Wrapping the Universe

13 Jul 2016

Hello again! I was away most of last week, hence the delay for this post, but I’m finally here to bring you your next dose of explanatory kitties!

This post I’m going to talk about what I’ve been doing for the second part of my project: a container for dealing with Umbrella Sampling (US) simulations (if you can’t remember what US is all about, you can go back and read about it in this post).

Originally, I envisioned this as a more specific ‘Umbrella Class’ for storing the simulation for each umbrella window and the associated restraint constants, restrained values, etc. However, it was pointed out that a more general way of storing a collection of Universes and associated metadata could be useful in a range of situations, including for US. Metadata here will likely largely be other data describing a simulation, but not associated with individual frames (as for ‘auxiliary’ data) - like the value of the reaction coordinate restrained to in US.


So here’s the general idea of what we want our general ‘Universe collection’ container to do:


We already have a place for auxiliary data, but we still need somewhere to store the metadata. We considered a couple of options, listed below. I made a quick example of how each might work in practice, which you can check out here.



  1. Directly in the container, as an attribute (alongside a dictionary of universes). We’d need to make sure we could match up the data with it’s universe, and we can’t associate metadata with a universe independently of the container.

  2. Part of the Universe, in a new ‘data’ attribute. We’d now be able to use metadata without a Universe collection container, though we’ll need to make sure our naming is consistent within it.

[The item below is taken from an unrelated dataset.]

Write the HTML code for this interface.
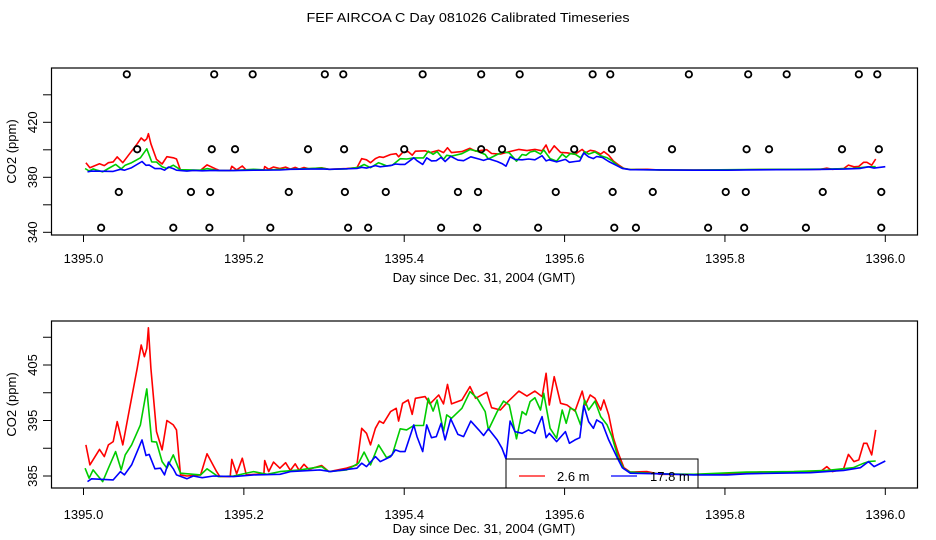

  3. In a newly-written wrapper for Universe, to avoid cluttering up the universe itself. We’d have a new class that would basically store a Universe and its set of metadata. The Universe collection container would now store a dictionary of wrapped-universes.

  4. In an existing wrapper: MDSynthesis* Sims, which would allow storage of a universe and associated data (in a categories dictionary) without us having to write a wrapper ourselves. With MDSynthesis, we’d also be able to store our set of Sims as a Bundle, which already provides a lot of the functionality we want for our container. However, it requires MDSynthesis be installed to work.

    *MDSynthesis is built on top of datreant, a Python library that allows us to identify, filter or group files across our file system from a Pythonic interface, with the help of tags and categories we can assign. It has persistent storage, so we can access our files/tags/categories again any time we start a new Python session. MDSynthesis builds on this for MD simulations, allowing us to directly reload an MDAnalysis universe without having to respecify the appropriate files and other arguments every session, and generally useful for keeping track of all our simulations. I recommend checking it out!.


Of these, using MDSynthesis seems the most attractive option: the existing features do everything we want (and more). In fact, we needn’t bother with making a container at all - we can just work directly with the existing Bundles.

But if MDSynthesis does everything, what is there still to do? Firstly, since auxiliaries are something new that I’m trying to add, MDSynthesis doesn’t deal with them yet - we can still add and read auxiliaries from a Sim’s universe directly, but they won’t be stored with the rest of the universe so we’ll have to manual reload them each time. I’ve already added a couple of methods to the auxiliary stuff that’ll allow us to, from a Universe, collect the necessary information from each added auxiliary that would allow us to replicate it. Next, we can add to MDSynthesis to be able to store this and reload our auxiliaries in any subsequent sessions.

I’m also working on a function to let us get our Bundle set up more easily - passing in our simulations as trajectory files, Universes or Sims, and providing any auxiliaries or metadata we want to add straight way, and returning the appropriate Bundle. You can go have a look at the WIP on Github!